> **SET PROBLEM**
Return every line below as is, leaving out the pictures.

> **SUPPLIED DATA**
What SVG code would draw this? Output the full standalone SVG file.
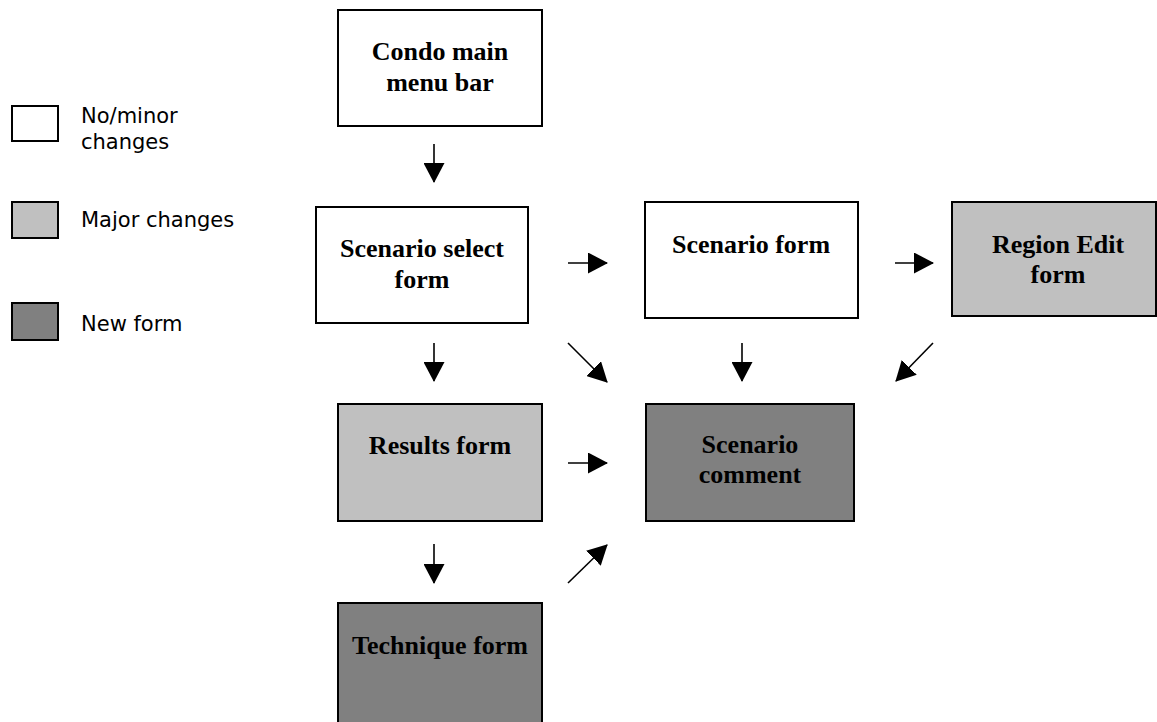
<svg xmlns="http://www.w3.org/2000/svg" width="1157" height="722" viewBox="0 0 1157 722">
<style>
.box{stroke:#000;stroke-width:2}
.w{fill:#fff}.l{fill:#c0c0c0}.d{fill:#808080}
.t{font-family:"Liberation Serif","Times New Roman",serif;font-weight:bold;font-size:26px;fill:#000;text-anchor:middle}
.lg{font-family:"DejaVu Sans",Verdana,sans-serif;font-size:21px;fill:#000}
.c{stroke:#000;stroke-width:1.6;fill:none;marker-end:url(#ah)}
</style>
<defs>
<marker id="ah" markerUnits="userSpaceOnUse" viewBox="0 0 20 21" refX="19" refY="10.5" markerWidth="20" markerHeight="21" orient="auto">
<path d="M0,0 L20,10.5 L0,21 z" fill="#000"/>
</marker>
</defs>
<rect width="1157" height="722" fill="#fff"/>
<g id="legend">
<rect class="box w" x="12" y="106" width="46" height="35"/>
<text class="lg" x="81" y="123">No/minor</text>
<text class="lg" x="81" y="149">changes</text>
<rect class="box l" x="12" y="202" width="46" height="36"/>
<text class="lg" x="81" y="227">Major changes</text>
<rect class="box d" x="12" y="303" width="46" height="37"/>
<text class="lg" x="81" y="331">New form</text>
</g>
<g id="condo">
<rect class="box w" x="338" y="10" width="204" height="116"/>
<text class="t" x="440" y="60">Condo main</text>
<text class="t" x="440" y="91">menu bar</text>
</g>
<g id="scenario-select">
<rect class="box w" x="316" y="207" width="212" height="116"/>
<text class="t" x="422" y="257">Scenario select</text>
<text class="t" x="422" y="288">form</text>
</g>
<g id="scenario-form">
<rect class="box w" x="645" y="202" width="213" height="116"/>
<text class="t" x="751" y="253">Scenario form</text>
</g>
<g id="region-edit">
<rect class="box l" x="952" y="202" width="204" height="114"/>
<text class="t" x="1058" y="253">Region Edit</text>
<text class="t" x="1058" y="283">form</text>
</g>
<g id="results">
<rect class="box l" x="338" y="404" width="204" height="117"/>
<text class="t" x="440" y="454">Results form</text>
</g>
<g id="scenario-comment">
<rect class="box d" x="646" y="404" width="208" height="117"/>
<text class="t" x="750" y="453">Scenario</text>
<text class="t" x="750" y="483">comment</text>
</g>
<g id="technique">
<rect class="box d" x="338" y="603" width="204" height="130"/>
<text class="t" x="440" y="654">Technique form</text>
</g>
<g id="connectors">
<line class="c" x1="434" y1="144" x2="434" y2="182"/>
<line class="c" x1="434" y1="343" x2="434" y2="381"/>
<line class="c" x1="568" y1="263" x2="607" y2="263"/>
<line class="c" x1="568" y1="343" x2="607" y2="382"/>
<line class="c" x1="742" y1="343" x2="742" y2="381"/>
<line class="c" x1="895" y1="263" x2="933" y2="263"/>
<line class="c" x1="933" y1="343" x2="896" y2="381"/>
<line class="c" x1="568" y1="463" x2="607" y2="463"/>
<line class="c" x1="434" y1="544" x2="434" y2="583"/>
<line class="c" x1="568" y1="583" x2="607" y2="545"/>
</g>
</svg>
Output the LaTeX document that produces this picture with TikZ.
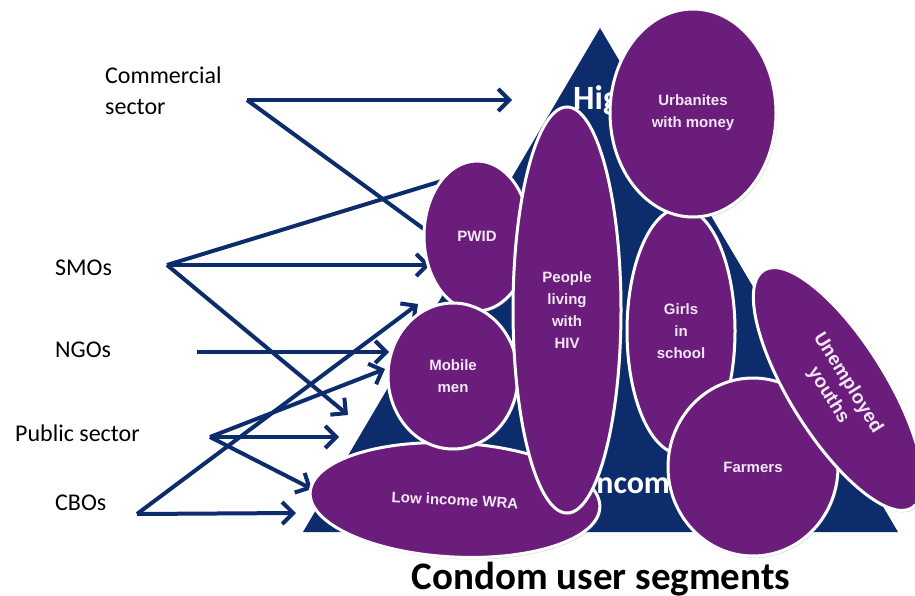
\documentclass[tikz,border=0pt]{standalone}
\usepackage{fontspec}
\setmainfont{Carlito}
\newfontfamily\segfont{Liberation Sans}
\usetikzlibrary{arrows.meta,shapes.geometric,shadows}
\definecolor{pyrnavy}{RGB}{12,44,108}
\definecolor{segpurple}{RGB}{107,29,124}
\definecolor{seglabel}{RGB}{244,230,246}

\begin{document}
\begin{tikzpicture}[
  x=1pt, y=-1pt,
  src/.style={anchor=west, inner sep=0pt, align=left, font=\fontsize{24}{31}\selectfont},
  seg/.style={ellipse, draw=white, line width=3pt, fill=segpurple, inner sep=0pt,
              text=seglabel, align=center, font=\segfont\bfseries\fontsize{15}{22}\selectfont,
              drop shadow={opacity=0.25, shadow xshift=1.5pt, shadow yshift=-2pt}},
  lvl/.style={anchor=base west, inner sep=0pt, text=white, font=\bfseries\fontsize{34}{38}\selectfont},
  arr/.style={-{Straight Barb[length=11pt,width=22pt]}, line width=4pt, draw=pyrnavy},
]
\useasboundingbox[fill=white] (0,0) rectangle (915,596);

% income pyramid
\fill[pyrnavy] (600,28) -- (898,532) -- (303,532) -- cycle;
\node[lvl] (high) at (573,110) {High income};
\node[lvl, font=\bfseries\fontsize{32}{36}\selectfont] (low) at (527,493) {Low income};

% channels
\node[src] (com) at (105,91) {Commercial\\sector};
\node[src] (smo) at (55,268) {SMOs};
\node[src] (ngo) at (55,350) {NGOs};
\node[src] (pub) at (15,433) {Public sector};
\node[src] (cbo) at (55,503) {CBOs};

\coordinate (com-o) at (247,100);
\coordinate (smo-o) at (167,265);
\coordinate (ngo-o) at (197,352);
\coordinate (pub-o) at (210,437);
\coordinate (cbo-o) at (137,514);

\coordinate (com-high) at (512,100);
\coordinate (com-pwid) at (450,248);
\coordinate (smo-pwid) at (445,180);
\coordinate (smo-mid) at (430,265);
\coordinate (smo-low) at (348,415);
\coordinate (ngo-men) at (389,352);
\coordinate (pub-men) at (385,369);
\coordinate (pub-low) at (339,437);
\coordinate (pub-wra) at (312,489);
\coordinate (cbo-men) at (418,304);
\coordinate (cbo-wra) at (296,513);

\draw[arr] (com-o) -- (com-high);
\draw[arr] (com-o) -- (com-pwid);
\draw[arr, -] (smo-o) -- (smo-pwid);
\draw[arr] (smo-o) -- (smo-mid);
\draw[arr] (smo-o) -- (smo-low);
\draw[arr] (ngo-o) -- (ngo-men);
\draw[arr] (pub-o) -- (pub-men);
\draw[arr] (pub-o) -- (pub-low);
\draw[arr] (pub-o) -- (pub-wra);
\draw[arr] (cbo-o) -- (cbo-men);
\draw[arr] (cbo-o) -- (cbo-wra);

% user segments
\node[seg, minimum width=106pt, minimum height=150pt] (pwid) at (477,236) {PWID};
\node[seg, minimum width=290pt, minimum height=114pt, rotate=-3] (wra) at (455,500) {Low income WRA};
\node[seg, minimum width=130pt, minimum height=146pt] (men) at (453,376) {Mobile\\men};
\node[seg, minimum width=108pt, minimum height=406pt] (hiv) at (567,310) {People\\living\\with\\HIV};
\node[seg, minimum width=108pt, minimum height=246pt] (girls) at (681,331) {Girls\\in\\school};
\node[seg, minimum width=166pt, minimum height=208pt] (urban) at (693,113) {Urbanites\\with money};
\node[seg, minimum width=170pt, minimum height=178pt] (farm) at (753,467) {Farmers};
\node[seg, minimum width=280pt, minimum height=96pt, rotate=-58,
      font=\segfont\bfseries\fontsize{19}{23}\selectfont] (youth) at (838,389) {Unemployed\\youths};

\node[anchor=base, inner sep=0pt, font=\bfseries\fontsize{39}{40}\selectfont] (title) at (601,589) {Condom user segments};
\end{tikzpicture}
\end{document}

> **EXERCISE ANSWER**
What SVG code would draw this? Output the full standalone SVG file.
<svg xmlns="http://www.w3.org/2000/svg" width="1157" height="722" viewBox="0 0 1157 722">
<style>
.box{stroke:#000;stroke-width:2}
.w{fill:#fff}.l{fill:#c0c0c0}.d{fill:#808080}
.t{font-family:"Liberation Serif","Times New Roman",serif;font-weight:bold;font-size:26px;fill:#000;text-anchor:middle}
.lg{font-family:"DejaVu Sans",Verdana,sans-serif;font-size:21px;fill:#000}
.c{stroke:#000;stroke-width:1.6;fill:none;marker-end:url(#ah)}
</style>
<defs>
<marker id="ah" markerUnits="userSpaceOnUse" viewBox="0 0 20 21" refX="19" refY="10.5" markerWidth="20" markerHeight="21" orient="auto">
<path d="M0,0 L20,10.5 L0,21 z" fill="#000"/>
</marker>
</defs>
<rect width="1157" height="722" fill="#fff"/>
<g id="legend">
<rect class="box w" x="12" y="106" width="46" height="35"/>
<text class="lg" x="81" y="123">No/minor</text>
<text class="lg" x="81" y="149">changes</text>
<rect class="box l" x="12" y="202" width="46" height="36"/>
<text class="lg" x="81" y="227">Major changes</text>
<rect class="box d" x="12" y="303" width="46" height="37"/>
<text class="lg" x="81" y="331">New form</text>
</g>
<g id="condo">
<rect class="box w" x="338" y="10" width="204" height="116"/>
<text class="t" x="440" y="60">Condo main</text>
<text class="t" x="440" y="91">menu bar</text>
</g>
<g id="scenario-select">
<rect class="box w" x="316" y="207" width="212" height="116"/>
<text class="t" x="422" y="257">Scenario select</text>
<text class="t" x="422" y="288">form</text>
</g>
<g id="scenario-form">
<rect class="box w" x="645" y="202" width="213" height="116"/>
<text class="t" x="751" y="253">Scenario form</text>
</g>
<g id="region-edit">
<rect class="box l" x="952" y="202" width="204" height="114"/>
<text class="t" x="1058" y="253">Region Edit</text>
<text class="t" x="1058" y="283">form</text>
</g>
<g id="results">
<rect class="box l" x="338" y="404" width="204" height="117"/>
<text class="t" x="440" y="454">Results form</text>
</g>
<g id="scenario-comment">
<rect class="box d" x="646" y="404" width="208" height="117"/>
<text class="t" x="750" y="453">Scenario</text>
<text class="t" x="750" y="483">comment</text>
</g>
<g id="technique">
<rect class="box d" x="338" y="603" width="204" height="130"/>
<text class="t" x="440" y="654">Technique form</text>
</g>
<g id="connectors">
<line class="c" x1="434" y1="144" x2="434" y2="182"/>
<line class="c" x1="434" y1="343" x2="434" y2="381"/>
<line class="c" x1="568" y1="263" x2="607" y2="263"/>
<line class="c" x1="568" y1="343" x2="607" y2="382"/>
<line class="c" x1="742" y1="343" x2="742" y2="381"/>
<line class="c" x1="895" y1="263" x2="933" y2="263"/>
<line class="c" x1="933" y1="343" x2="896" y2="381"/>
<line class="c" x1="568" y1="463" x2="607" y2="463"/>
<line class="c" x1="434" y1="544" x2="434" y2="583"/>
<line class="c" x1="568" y1="583" x2="607" y2="545"/>
</g>
</svg>
Output the LaTeX document that produces this picture with TikZ.
\documentclass[tikz,border=0pt]{standalone}
\usepackage{fontspec}
\setmainfont{Carlito}
\newfontfamily\segfont{Liberation Sans}
\usetikzlibrary{arrows.meta,shapes.geometric,shadows}
\definecolor{pyrnavy}{RGB}{12,44,108}
\definecolor{segpurple}{RGB}{107,29,124}
\definecolor{seglabel}{RGB}{244,230,246}

\begin{document}
\begin{tikzpicture}[
  x=1pt, y=-1pt,
  src/.style={anchor=west, inner sep=0pt, align=left, font=\fontsize{24}{31}\selectfont},
  seg/.style={ellipse, draw=white, line width=3pt, fill=segpurple, inner sep=0pt,
              text=seglabel, align=center, font=\segfont\bfseries\fontsize{15}{22}\selectfont,
              drop shadow={opacity=0.25, shadow xshift=1.5pt, shadow yshift=-2pt}},
  lvl/.style={anchor=base west, inner sep=0pt, text=white, font=\bfseries\fontsize{34}{38}\selectfont},
  arr/.style={-{Straight Barb[length=11pt,width=22pt]}, line width=4pt, draw=pyrnavy},
]
\useasboundingbox[fill=white] (0,0) rectangle (915,596);

% income pyramid
\fill[pyrnavy] (600,28) -- (898,532) -- (303,532) -- cycle;
\node[lvl] (high) at (573,110) {High income};
\node[lvl, font=\bfseries\fontsize{32}{36}\selectfont] (low) at (527,493) {Low income};

% channels
\node[src] (com) at (105,91) {Commercial\\sector};
\node[src] (smo) at (55,268) {SMOs};
\node[src] (ngo) at (55,350) {NGOs};
\node[src] (pub) at (15,433) {Public sector};
\node[src] (cbo) at (55,503) {CBOs};

\coordinate (com-o) at (247,100);
\coordinate (smo-o) at (167,265);
\coordinate (ngo-o) at (197,352);
\coordinate (pub-o) at (210,437);
\coordinate (cbo-o) at (137,514);

\coordinate (com-high) at (512,100);
\coordinate (com-pwid) at (450,248);
\coordinate (smo-pwid) at (445,180);
\coordinate (smo-mid) at (430,265);
\coordinate (smo-low) at (348,415);
\coordinate (ngo-men) at (389,352);
\coordinate (pub-men) at (385,369);
\coordinate (pub-low) at (339,437);
\coordinate (pub-wra) at (312,489);
\coordinate (cbo-men) at (418,304);
\coordinate (cbo-wra) at (296,513);

\draw[arr] (com-o) -- (com-high);
\draw[arr] (com-o) -- (com-pwid);
\draw[arr, -] (smo-o) -- (smo-pwid);
\draw[arr] (smo-o) -- (smo-mid);
\draw[arr] (smo-o) -- (smo-low);
\draw[arr] (ngo-o) -- (ngo-men);
\draw[arr] (pub-o) -- (pub-men);
\draw[arr] (pub-o) -- (pub-low);
\draw[arr] (pub-o) -- (pub-wra);
\draw[arr] (cbo-o) -- (cbo-men);
\draw[arr] (cbo-o) -- (cbo-wra);

% user segments
\node[seg, minimum width=106pt, minimum height=150pt] (pwid) at (477,236) {PWID};
\node[seg, minimum width=290pt, minimum height=114pt, rotate=-3] (wra) at (455,500) {Low income WRA};
\node[seg, minimum width=130pt, minimum height=146pt] (men) at (453,376) {Mobile\\men};
\node[seg, minimum width=108pt, minimum height=406pt] (hiv) at (567,310) {People\\living\\with\\HIV};
\node[seg, minimum width=108pt, minimum height=246pt] (girls) at (681,331) {Girls\\in\\school};
\node[seg, minimum width=166pt, minimum height=208pt] (urban) at (693,113) {Urbanites\\with money};
\node[seg, minimum width=170pt, minimum height=178pt] (farm) at (753,467) {Farmers};
\node[seg, minimum width=280pt, minimum height=96pt, rotate=-58,
      font=\segfont\bfseries\fontsize{19}{23}\selectfont] (youth) at (838,389) {Unemployed\\youths};

\node[anchor=base, inner sep=0pt, font=\bfseries\fontsize{39}{40}\selectfont] (title) at (601,589) {Condom user segments};
\end{tikzpicture}
\end{document}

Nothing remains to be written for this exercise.